Slap on the lipstick and strap up the heels.
Dainty short ribs.
Game on.

Braised Short Rib Pinwheels.

After scoring the fat caps of each little rib to encourage the rolling process, I tied each rib with kitchen twine, smooshed  slivered garlic quarters into the center of each roll, seasoned them liberally with salt and pepper,  and browned them in a hot cast iron skillet over medium high heat. When the fat started to render and the flesh crusted over, I transferred the ribs to a side plate before tumbling 2 sliced carrots, 2 sliced celery ribs, 1 chopped onion, and 3 whole garlic cloves into the smoldering skillet. Just before the mirepoix caramelized, I added 2 tablespoons of tomato paste and let it brown before deglazing the skillet with 1 750ml bottle of cabernet sauvignon. After letting the wine reduce by half, I added 2 cups of beef stock, 3 bay leaves, and a handful of fresh thyme. When the stock came back to a boil, I slid the rolled ribs, along with the accumulated juices, back into the skillet and topped the skillet with a cartouche (a folded/vented parchment paper lid). After lightly patting the cartouche over the cast iron skillet, I slid the ribs into a preheated 350 degree oven to braise for 2 1/2 hours.

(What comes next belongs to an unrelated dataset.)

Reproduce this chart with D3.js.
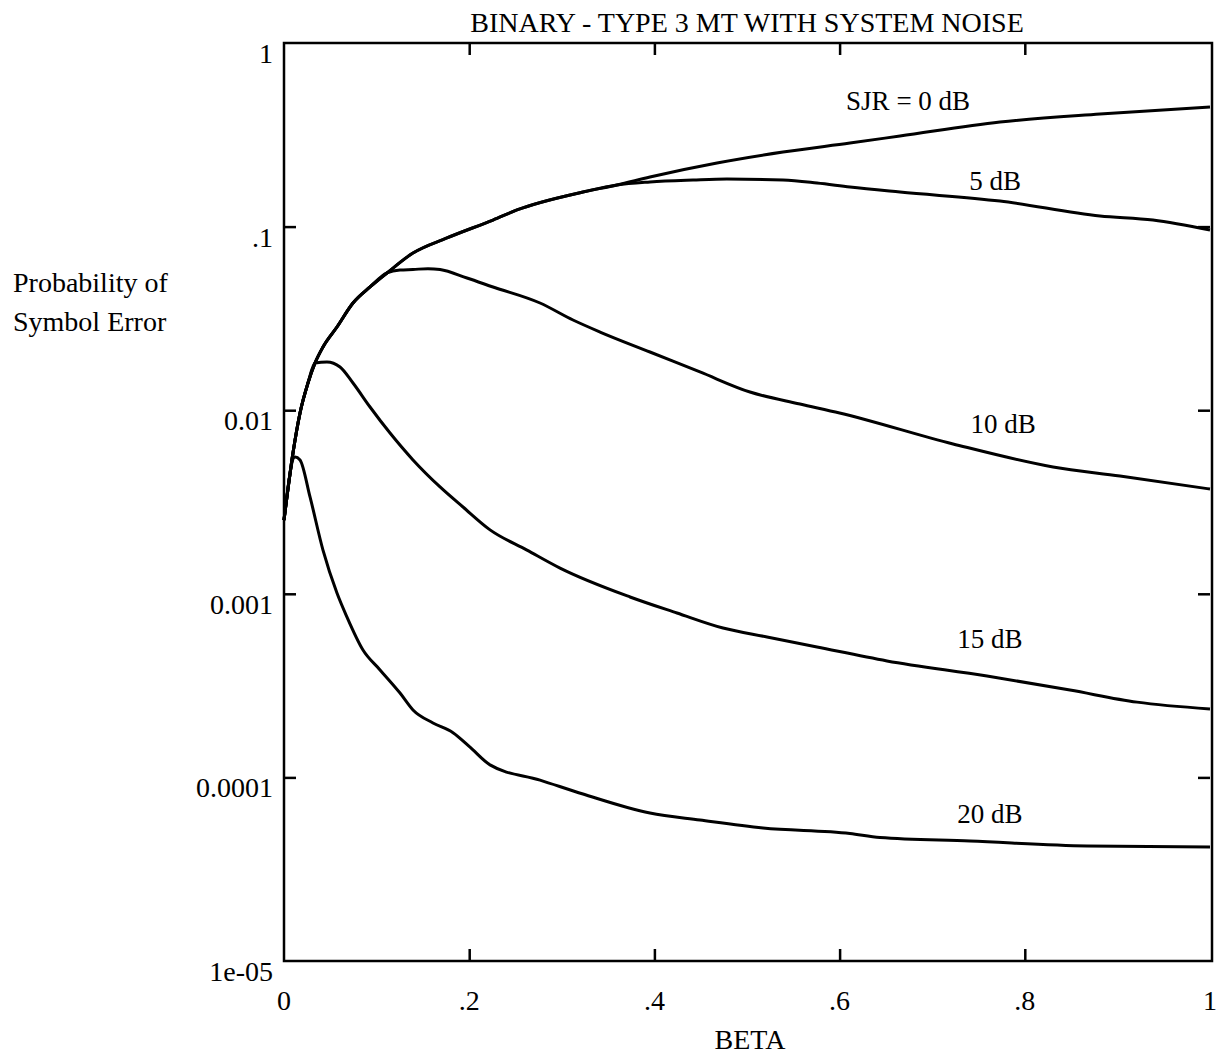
<!DOCTYPE html>
<html>
<head>
<meta charset="utf-8">
<script src="https://cdn.jsdelivr.net/npm/d3@7"></script>
<style>
  body { margin: 0; background: #fff; }
  text { font-family: "Liberation Serif", "DejaVu Serif", serif; fill: #000; }
</style>
</head>
<body>
<svg id="chart" width="1218" height="1058"></svg>
<script>
// values
const betaTicks = [0, 0.2, 0.4, 0.6, 0.8, 1];
const betaTickLabels = ['0', '.2', '.4', '.6', '.8', '1'];
const peTicks = [1, 0.1, 0.01, 0.001, 0.0001, 0.00001];
const peTickLabels = ['1', '.1', '0.01', '0.001', '0.0001', '1e-05'];

const sjrNames = ['SJR = 0 dB', '5 dB', '10 dB', '15 dB', '20 dB'];

const beta0 = [0, 0.0097, 0.0173, 0.0259, 0.0335, 0.0421, 0.0572, 0.0745, 0.0929, 0.1112, 0.1393, 0.176, 0.2257, 0.2516, 0.3229, 0.3596, 0.3952, 0.4676, 0.5389, 0.6112, 0.6652, 0.7732, 0.8812, 1];
const pe0 = [0.00252, 0.00585, 0.00966, 0.01406, 0.01807, 0.02209, 0.02838, 0.03836, 0.0469, 0.05589, 0.07178, 0.0867, 0.1086, 0.1232, 0.1543, 0.1685, 0.1863, 0.222, 0.2548, 0.2853, 0.3114, 0.3713, 0.4105, 0.4481];

const beta5 = [0, 0.0097, 0.0173, 0.0259, 0.0335, 0.0421, 0.0572, 0.0745, 0.0929, 0.1112, 0.1393, 0.176, 0.2257, 0.2516, 0.3229, 0.3596, 0.3952, 0.4417, 0.4784, 0.5389, 0.5756, 0.6112, 0.6652, 0.7732, 0.8812, 0.9384, 1];
const pe5 = [0.00252, 0.00585, 0.00966, 0.01406, 0.01807, 0.02209, 0.02838, 0.03836, 0.0469, 0.05589, 0.07178, 0.0867, 0.1086, 0.1232, 0.1543, 0.1685, 0.175, 0.1794, 0.1817, 0.1794, 0.1727, 0.1643, 0.1543, 0.1378, 0.1142, 0.1086, 0.0958];

const beta10 = [0, 0.0097, 0.0173, 0.0259, 0.0335, 0.0421, 0.0572, 0.0745, 0.0929, 0.1112, 0.1253, 0.1393, 0.1555, 0.1685, 0.1976, 0.2257, 0.2765, 0.3121, 0.3413, 0.3952, 0.4492, 0.5032, 0.5572, 0.6, 0.7225, 0.8305, 0.9028, 1];
const pe10 = [0.00252, 0.00585, 0.00966, 0.01406, 0.01807, 0.02209, 0.02838, 0.03836, 0.0469, 0.05589, 0.05802, 0.0584, 0.059, 0.0584, 0.05248, 0.0469, 0.03836, 0.03099, 0.02666, 0.02075, 0.01615, 0.01256, 0.01081, 0.00966, 0.00655, 0.00491, 0.00438, 0.00372];

const beta15 = [0, 0.0097, 0.0173, 0.0259, 0.0335, 0.0464, 0.0605, 0.0745, 0.0929, 0.1145, 0.1393, 0.1685, 0.1933, 0.2225, 0.2624, 0.2981, 0.3737, 0.4244, 0.4741, 0.5216, 0.5756, 0.6512, 0.7592, 0.8488, 0.9212, 1];
const pe15 = [0.00252, 0.00585, 0.00966, 0.01406, 0.01807, 0.0183, 0.01719, 0.01406, 0.01041, 0.00751, 0.00536, 0.00382, 0.00297, 0.00223, 0.00173, 0.00138, 0.000961, 0.000786, 0.000651, 0.000582, 0.000513, 0.000431, 0.000357, 0.000299, 0.000257, 0.000236];

const beta20 = [0, 0.0119, 0.0173, 0.0281, 0.0421, 0.0572, 0.068, 0.0853, 0.1037, 0.1253, 0.1393, 0.1609, 0.1825, 0.2009, 0.2225, 0.2765, 0.3229, 0.3952, 0.4492, 0.5173, 0.6112, 0.6436, 0.7408, 0.8672, 1];
const pe20 = [0.00252, 0.00556, 0.00536, 0.00337, 0.00173, 0.00101, 0.000747, 0.000494, 0.000385, 0.000288, 0.000233, 0.000198, 0.000175, 0.000146, 0.000117, 9.67e-5, 8.12e-5, 6.4e-5, 5.86e-5, 5.3e-5, 4.95e-5, 4.7e-5, 4.5e-5, 4.23e-5, 4.18e-5];

// where each curve name sits, in data units (beta, Pe)
const labelBeta = [0.674, 0.768, 0.7765, 0.7624, 0.7624];
const labelPe = [0.4315, 0.1582, 0.00751, 0.000507, 5.64e-5];

const series = [[beta0, pe0], [beta5, pe5], [beta10, pe10], [beta15, pe15], [beta20, pe20]];

const plotLeft = 284, plotRight = 1210, plotTop = 43, plotBottom = 961;

const x = d3.scaleLinear().domain([0, 1]).range([plotLeft, plotRight]);
const y = d3.scaleLog().domain([1e-5, 1]).range([plotBottom, plotTop]);

const svg = d3.select('#chart');

svg.append('rect')
    .attr('width', 1218).attr('height', 1058)
    .attr('fill', '#fff');

// inward ticks on all four sides
const inner = [0.2, 0.4, 0.6, 0.8];
const innerY = [0.1, 0.01, 0.001, 0.0001];
const tickLen = 12;

svg.append('g')
    .attr('transform', `translate(0,${plotBottom})`)
    .call(d3.axisBottom(x).tickValues(inner).tickSize(-tickLen).tickFormat(''));
svg.append('g')
    .attr('transform', `translate(0,${plotTop})`)
    .call(d3.axisTop(x).tickValues(inner).tickSize(-tickLen).tickFormat(''));
svg.append('g')
    .attr('transform', `translate(${plotLeft},0)`)
    .call(d3.axisLeft(y).tickValues(innerY).tickSize(-tickLen).tickFormat(''));
svg.append('g')
    .attr('transform', `translate(${plotRight},0)`)
    .call(d3.axisRight(y).tickValues(innerY).tickSize(-tickLen).tickFormat(''));

svg.selectAll('.domain').remove();
svg.selectAll('.tick line').attr('stroke', '#000').attr('stroke-width', 2.5);

// frame
svg.append('rect')
    .attr('x', plotLeft).attr('y', plotTop)
    .attr('width', plotRight - plotLeft + 2).attr('height', plotBottom - plotTop)
    .attr('fill', 'none')
    .attr('stroke', '#000')
    .attr('stroke-width', 2.5);

// tick labels
svg.append('g').selectAll('text')
    .data(betaTicks)
    .join('text')
        .attr('x', d => x(d))
        .attr('y', 1010)
        .attr('text-anchor', 'middle')
        .style('font-size', '28px')
        .text((d, i) => betaTickLabels[i]);

svg.append('g').selectAll('text')
    .data(peTicks)
    .join('text')
        .attr('x', 273)
        .attr('y', d => y(d) + 20)
        .attr('text-anchor', 'end')
        .style('font-size', '28px')
        .text((d, i) => peTickLabels[i]);

// curves
const line = d3.line()
    .x(d => x(d[0]))
    .y(d => y(d[1]))
    .curve(d3.curveMonotoneX);

svg.append('g').selectAll('path')
    .data(series.map(s => s[0].map((b, i) => [b, s[1][i]])))
    .join('path')
        .attr('d', line)
        .attr('fill', 'none')
        .attr('stroke', '#000')
        .attr('stroke-width', 3)
        .attr('stroke-linejoin', 'round');

svg.append('g').selectAll('text')
    .data(sjrNames)
    .join('text')
        .attr('x', (d, i) => x(labelBeta[i]))
        .attr('y', (d, i) => y(labelPe[i]))
        .attr('text-anchor', 'middle')
        .style('font-size', '27px')
        .text(d => d);

// titles
svg.append('text')
    .attr('x', 747).attr('y', 32)
    .attr('text-anchor', 'middle')
    .style('font-size', '28px')
    .text('BINARY - TYPE 3 MT WITH SYSTEM NOISE');

svg.append('text')
    .attr('x', 750).attr('y', 1049)
    .attr('text-anchor', 'middle')
    .style('font-size', '28px')
    .text('BETA');

svg.append('text')
    .attr('x', 13).attr('y', 292)
    .style('font-size', '28px')
    .text('Probability of');
svg.append('text')
    .attr('x', 13).attr('y', 331)
    .style('font-size', '28px')
    .text('Symbol Error');
</script>
</body>
</html>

While the short ribs braised, I peeled a large rutabaga and diced it into cubes before carefully dropping them into boiling salted water. When they were fork tender, about 45 minutes, I scooped them into a bowl and showered the steaming pieces with freshly grated meyer lemon zest. I spooned the pieces into a blender, added 3 tablespoons of melted unsalted butter,1 cup warmed heavy cream, 1 cup beef broth, the juice of the zested lemon, salt, and ground white pepper. After blitzing the mix into a smooth puree, I scooped it out of the blender and set it aside.

When the ribs relaxed and tenderized in the braising stock.  I carefully removed the cartouche, snipped off the kitchen twine securing the pinwheels,  slid the ribs onto a  side plate, placed the hot skillet over a medium flame, and reduced the red wine-infused beef stock by 3/4 before adding a couple pats of butter for a little silky kiss.

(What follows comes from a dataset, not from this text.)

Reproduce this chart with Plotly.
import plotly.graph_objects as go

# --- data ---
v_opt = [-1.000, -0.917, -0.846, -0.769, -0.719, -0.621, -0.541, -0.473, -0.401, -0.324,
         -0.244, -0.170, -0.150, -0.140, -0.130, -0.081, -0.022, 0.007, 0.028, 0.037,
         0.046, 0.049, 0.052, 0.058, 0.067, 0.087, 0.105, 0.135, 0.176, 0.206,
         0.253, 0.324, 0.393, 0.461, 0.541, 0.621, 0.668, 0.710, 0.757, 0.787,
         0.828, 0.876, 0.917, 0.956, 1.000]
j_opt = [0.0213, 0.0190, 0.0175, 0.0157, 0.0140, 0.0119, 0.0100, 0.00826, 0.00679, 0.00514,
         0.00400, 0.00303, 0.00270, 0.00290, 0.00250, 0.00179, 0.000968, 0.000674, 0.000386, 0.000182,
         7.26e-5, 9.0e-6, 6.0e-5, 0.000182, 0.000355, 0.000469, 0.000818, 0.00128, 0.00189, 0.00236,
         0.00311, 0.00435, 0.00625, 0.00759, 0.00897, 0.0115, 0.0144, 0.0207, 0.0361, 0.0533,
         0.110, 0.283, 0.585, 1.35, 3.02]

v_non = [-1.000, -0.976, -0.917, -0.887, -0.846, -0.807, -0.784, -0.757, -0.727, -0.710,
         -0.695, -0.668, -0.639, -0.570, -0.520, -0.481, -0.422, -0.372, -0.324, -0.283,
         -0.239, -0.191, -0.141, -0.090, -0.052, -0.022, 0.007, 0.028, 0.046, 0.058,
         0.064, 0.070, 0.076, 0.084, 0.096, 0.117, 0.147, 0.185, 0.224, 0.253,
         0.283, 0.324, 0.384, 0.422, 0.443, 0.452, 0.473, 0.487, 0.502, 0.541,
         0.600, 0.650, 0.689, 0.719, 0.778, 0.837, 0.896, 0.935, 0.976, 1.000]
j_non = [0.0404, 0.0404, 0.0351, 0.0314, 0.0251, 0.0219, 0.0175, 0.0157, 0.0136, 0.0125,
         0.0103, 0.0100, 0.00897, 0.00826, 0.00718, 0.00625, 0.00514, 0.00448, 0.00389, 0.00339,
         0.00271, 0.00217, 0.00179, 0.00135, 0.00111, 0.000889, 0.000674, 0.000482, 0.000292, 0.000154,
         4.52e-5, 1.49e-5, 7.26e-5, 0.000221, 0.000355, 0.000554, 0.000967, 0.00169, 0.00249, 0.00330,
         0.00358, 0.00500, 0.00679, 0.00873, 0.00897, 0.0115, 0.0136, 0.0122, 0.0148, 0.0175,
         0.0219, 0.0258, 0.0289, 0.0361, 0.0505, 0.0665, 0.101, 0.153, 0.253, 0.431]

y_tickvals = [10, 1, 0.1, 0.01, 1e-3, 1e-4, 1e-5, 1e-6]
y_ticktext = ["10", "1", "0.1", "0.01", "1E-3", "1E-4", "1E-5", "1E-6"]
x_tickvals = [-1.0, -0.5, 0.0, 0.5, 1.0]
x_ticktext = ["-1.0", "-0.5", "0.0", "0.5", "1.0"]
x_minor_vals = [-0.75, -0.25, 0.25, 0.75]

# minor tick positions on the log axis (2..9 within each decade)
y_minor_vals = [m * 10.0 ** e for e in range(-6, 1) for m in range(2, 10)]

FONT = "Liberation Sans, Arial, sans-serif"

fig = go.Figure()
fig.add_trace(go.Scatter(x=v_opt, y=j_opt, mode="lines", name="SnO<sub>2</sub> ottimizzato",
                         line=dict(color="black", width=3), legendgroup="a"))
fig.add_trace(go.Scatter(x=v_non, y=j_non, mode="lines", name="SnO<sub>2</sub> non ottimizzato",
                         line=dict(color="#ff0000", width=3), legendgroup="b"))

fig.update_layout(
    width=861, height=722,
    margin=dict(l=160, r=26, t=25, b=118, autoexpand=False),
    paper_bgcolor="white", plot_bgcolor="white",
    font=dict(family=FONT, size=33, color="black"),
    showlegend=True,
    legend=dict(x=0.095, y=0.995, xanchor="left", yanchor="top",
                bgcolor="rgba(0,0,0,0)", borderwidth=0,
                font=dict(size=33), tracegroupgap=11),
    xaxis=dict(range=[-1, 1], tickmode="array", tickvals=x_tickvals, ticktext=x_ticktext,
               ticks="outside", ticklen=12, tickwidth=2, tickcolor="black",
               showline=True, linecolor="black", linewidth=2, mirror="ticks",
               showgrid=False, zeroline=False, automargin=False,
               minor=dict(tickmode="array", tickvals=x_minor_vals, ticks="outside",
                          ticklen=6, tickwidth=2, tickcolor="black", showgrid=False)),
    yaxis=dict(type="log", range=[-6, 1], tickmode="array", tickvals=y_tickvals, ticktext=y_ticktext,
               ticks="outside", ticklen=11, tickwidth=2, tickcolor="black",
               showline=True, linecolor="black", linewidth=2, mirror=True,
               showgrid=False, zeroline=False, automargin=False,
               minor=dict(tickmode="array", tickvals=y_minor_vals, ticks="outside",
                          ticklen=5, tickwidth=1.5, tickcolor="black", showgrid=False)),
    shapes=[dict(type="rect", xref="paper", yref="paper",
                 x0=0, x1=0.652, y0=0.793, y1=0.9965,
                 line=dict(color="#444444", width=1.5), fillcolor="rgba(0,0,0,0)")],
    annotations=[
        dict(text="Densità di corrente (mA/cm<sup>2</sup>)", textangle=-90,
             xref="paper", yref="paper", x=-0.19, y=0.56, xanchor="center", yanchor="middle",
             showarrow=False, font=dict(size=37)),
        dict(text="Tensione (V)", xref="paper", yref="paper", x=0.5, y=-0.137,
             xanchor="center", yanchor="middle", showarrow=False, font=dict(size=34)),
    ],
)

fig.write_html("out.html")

After warming the pinwheels in the thickened sauce, I nestled them onto the rutabaga puree and tumbled steamed baby golden beets to the side before finishing with shaved Elmwood Stock watermelon radishes, slivered shallots, julienned red pepper, and kale micro greens.

Packing a bold meaty punch, the tender ribs almost collapsed under the insanely reduced sauce. While the meyer lemon-flecked rutabaga puree countered the inherent richness of the meat with earthy sweet acidity, the crisp jeweled radishes provided biting fresh crunch.


The perfect romp.

1 comment:

bluegirl00 said...

I really love/hate reading your blog. Every single entry makes me feel horribly culinarily inadequate and really, really hungry.